The moments when Anderson is given room to breathe are the only ones in which “K-Ville” becomes something more than a public service announcement. He’s a lyrical actor, equally at ease with indignation and joy. His terrifying 2005 turn on “The Shield” was an “aha!” moment -- on par with Adam Sandler’s as something more than an emotional naif in “Punch-Drunk Love” -- and “K-Ville” uses his broad range. “I kept kosher once to impress a girl,” he joked in a recent episode, “till she caught me cheating with a pulled pork po’boy.”

Outside of Anderson, “K-Ville” has more or less receded to a standard-issue cop show -- slightly ridiculous shootouts and fights, slightly more ridiculous plot twists. Boulet’s partner, Trevor Cobb (Cole Hauser), is a former criminal who, in a fit of regret and reinvention, hornswoggled his way onto the police force. Considering his back story, though, Cobb is one-note -- he recalls a sterner, more stoic Mike Kellerman (Reed Diamond) from “Homicide: Life on the Street.” And worse, there’s a similar dash of Zen on the Charlie Crews of NBC’s “Life,” who plays it with dry wit, not inner grumbling. For the most part, secondary cops fail to leave an impression, save Capt. James Embry (John Carroll Lynch), who sounds as if he’s been working undercover in a bayou for decades. (Since location is so central to “K-Ville,” producers clearly take at least a little joy in playing to type -- last week, one tough had a rich, gnarled accent and a “Swanee River” ring tone. And Boulet is a connoisseur of local cuisine.)

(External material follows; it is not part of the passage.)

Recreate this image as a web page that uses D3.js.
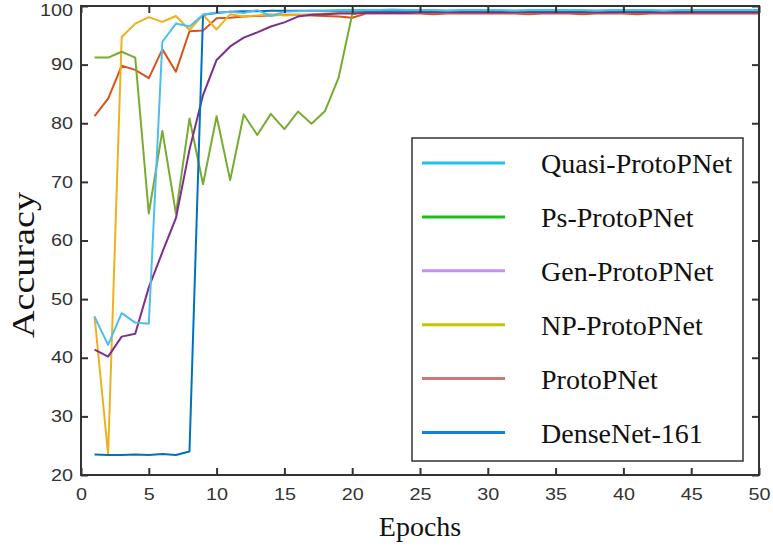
<!DOCTYPE html>
<html><head><meta charset="utf-8">
<script src="https://cdn.jsdelivr.net/npm/d3@7"></script>
<style>body{margin:0;background:#fff}svg{display:block}</style>
</head><body><svg id="c" width="773" height="546"></svg>
<script>
const epochs = d3.range(1, 51);
const quasi = [47.0,42.2,47.6,46.0,45.8,93.9,97.0,96.5,98.5,98.9,99.0,98.8,99.3,98.3,99.0,99.1,99.2,99.2,99.3,99.3,99.3,99.3,99.4,99.3,99.3,99.3,99.2,99.3,99.3,99.3,99.3,99.2,99.3,99.3,99.3,99.3,99.3,99.2,99.3,99.3,99.3,99.3,99.2,99.3,99.3,99.3,99.3,99.3,99.3,99.3];
const ps = [91.2,91.2,92.2,91.2,64.6,78.7,64.6,80.8,69.6,81.2,70.3,81.5,78.0,81.6,79.0,82.0,79.9,82.1,87.8,98.6,99.0,99.0,99.0,99.0,99.0,99.0,99.0,99.1,99.0,99.0,99.0,99.0,99.0,99.0,99.0,99.0,99.1,99.0,99.0,99.0,99.0,99.0,99.0,99.0,99.0,99.0,99.0,99.0,99.0,99.0];
const gen = [41.4,40.2,43.6,44.1,52.0,58.0,63.8,75.5,84.8,90.8,93.1,94.6,95.5,96.5,97.2,98.2,98.5,98.6,98.7,98.7,98.8,98.8,98.8,98.8,98.9,98.9,98.9,98.9,98.9,98.9,98.9,98.9,98.9,98.9,98.9,98.9,98.9,98.9,98.9,98.9,98.9,98.9,98.9,98.9,98.9,98.9,98.9,98.9,98.9,98.9];
const np = [47.1,23.5,94.7,97.0,98.1,97.3,98.3,95.9,98.5,96.0,98.6,98.2,98.4,98.6,98.4,98.5,98.6,98.7,98.8,98.8,98.9,98.9,98.8,98.9,98.9,98.9,98.8,98.9,98.9,98.9,98.9,98.9,98.8,98.9,98.9,98.9,98.9,98.9,98.9,98.8,98.9,98.9,98.9,98.9,98.9,98.9,98.9,98.9,98.9,98.9];
const proto = [81.2,84.2,89.8,89.1,87.7,92.6,88.8,95.7,95.8,97.9,98.0,98.2,98.3,98.4,98.5,98.5,98.4,98.3,98.2,98.0,98.7,98.7,98.7,98.7,98.7,98.6,98.7,98.7,98.7,98.7,98.7,98.7,98.6,98.7,98.7,98.7,98.6,98.7,98.7,98.7,98.6,98.7,98.7,98.7,98.7,98.7,98.7,98.7,98.7,98.7];
const dense = [23.5,23.4,23.4,23.5,23.4,23.6,23.4,24.0,98.5,98.8,99.0,99.1,99.1,99.2,99.2,99.2,99.2,99.2,99.2,99.2,99.2,99.2,99.2,99.2,99.2,99.2,99.2,99.2,99.2,99.2,99.2,99.2,99.2,99.2,99.2,99.2,99.2,99.2,99.2,99.2,99.2,99.2,99.2,99.2,99.2,99.2,99.2,99.2,99.2,99.2];
const seriesNames = ["Quasi-ProtoPNet","Ps-ProtoPNet","Gen-ProtoPNet","NP-ProtoPNet","ProtoPNet","DenseNet-161"];
const seriesValues = [quasi, ps, gen, np, proto, dense];
const lineColors = ["#4DBEEE","#77AC30","#7E2F8E","#EDB120","#D95319","#0072BD"];
const legendColors = ["#22c0ee","#18c018","#c890f0","#c8c400","#c87a78","#1080e0"];
const xTicks = d3.range(0, 51, 5);
const yTicks = d3.range(20, 101, 10);
const drawOrder = [4, 3, 1, 2, 5, 0];

const svg = d3.select("#c");
const L = 81, R = 759, T = 6, B = 475;
const x = d3.scaleLinear().domain([0, 50]).range([L, R]);
const y = d3.scaleLinear().domain([20, 100]).range([B, T]);

const line = d3.line().x((d, i) => x(epochs[i])).y(d => y(d));
drawOrder.forEach(k => {
  svg.append("path").datum(seriesValues[k]).attr("d", line)
    .attr("fill", "none").attr("stroke", lineColors[k]).attr("stroke-width", 2)
    .attr("stroke-linejoin", "round");
});

const axCol = "#333";
const tl = 7;
function styleAxis(g, labels) {
  g.select(".domain").remove();
  g.selectAll(".tick line").attr("stroke", axCol).attr("stroke-width", 2);
  if (!labels) g.selectAll(".tick text").remove();
  else g.selectAll(".tick text").attr("fill", "#333")
    .attr("font-family", "Liberation Sans, Arial, sans-serif").attr("font-size", 16)
    .attr("textLength", function() { return this.textContent.length * 11; })
    .attr("lengthAdjust", "spacingAndGlyphs");
}
svg.append("g").attr("transform", `translate(0,${B})`)
  .call(d3.axisBottom(x).tickValues(xTicks).tickSizeInner(-tl).tickSizeOuter(0).tickPadding(14))
  .call(g => styleAxis(g, true));
svg.append("g").attr("transform", `translate(0,${T})`)
  .call(d3.axisTop(x).tickValues(xTicks).tickSizeInner(-tl).tickSizeOuter(0))
  .call(g => styleAxis(g, false));
svg.append("g").attr("transform", `translate(${L},0)`)
  .call(d3.axisLeft(y).tickValues(yTicks).tickSizeInner(-tl).tickSizeOuter(0).tickPadding(8))
  .call(g => styleAxis(g, true))
  .call(g => g.selectAll(".tick text").filter(d => d === 100).attr("dy", "0.62em"));
svg.append("g").attr("transform", `translate(${R},0)`)
  .call(d3.axisRight(y).tickValues(yTicks).tickSizeInner(-tl).tickSizeOuter(0))
  .call(g => styleAxis(g, false));
svg.append("rect").attr("x", L).attr("y", T).attr("width", R - L).attr("height", B - T)
  .attr("fill", "none").attr("stroke", axCol).attr("stroke-width", 2);

// legend
const lg = svg.append("g");
lg.append("rect").attr("x", 412).attr("y", 138).attr("width", 331).attr("height", 323)
  .attr("fill", "#fff").attr("stroke", axCol).attr("stroke-width", 1.5);
seriesNames.forEach((n, i) => {
  const yy = 163 + i * 53.9;
  lg.append("line").attr("x1", 422).attr("x2", 505).attr("y1", yy).attr("y2", yy)
    .attr("stroke", legendColors[i]).attr("stroke-width", 3);
  lg.append("text").attr("x", 541).attr("y", yy + 10).text(n)
    .attr("font-family", "Liberation Serif, Times New Roman, serif").attr("font-size", 28).attr("fill", "#111");
});

svg.append("text").attr("x", (L + R) / 2).attr("y", 536).attr("text-anchor", "middle")
  .attr("font-family", "Liberation Serif, Times New Roman, serif").attr("font-size", 28).attr("fill", "#111").text("Epochs");
svg.append("text").attr("transform", "translate(34,265) rotate(-90)").attr("text-anchor", "middle")
  .attr("font-family", "Liberation Serif, Times New Roman, serif").attr("font-size", 32).attr("fill", "#111")
  .attr("textLength", 146).attr("lengthAdjust", "spacingAndGlyphs").text("Accuracy");
</script></body></html>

“New Orleans ain’t the only thing in my life that matters,” Boulet assured his wife last week. “If leaving is what it takes for me to do right by you and my little girl then I’m willing to discuss it.”

He is, of course, lying -- they’ll have to flush him out.

Or cancel him. As a new series with questionable ratings, “K-Ville” is unlikely to survive the writers strike. But perhaps there’s another solution for the show. As Katrina and New Orleans recede from the nation’s front pages, apart from what will undoubtedly be hand-wringing newspaper editorials each August, maybe the mayor’s office should pick up the tab for production. Keep jobs in the local economy. Keep the problems of the devastated on prime-time TV. Maybe even sneak a little bounce music onto the soundtrack to reflect the city beyond second-line bands. The New Orleans of “K-Ville” is not perfect, but it is honest. The city has found -- in Anderson, if not his show -- a pained and stubborn new voice. It’ll be a shame when it gets shut down.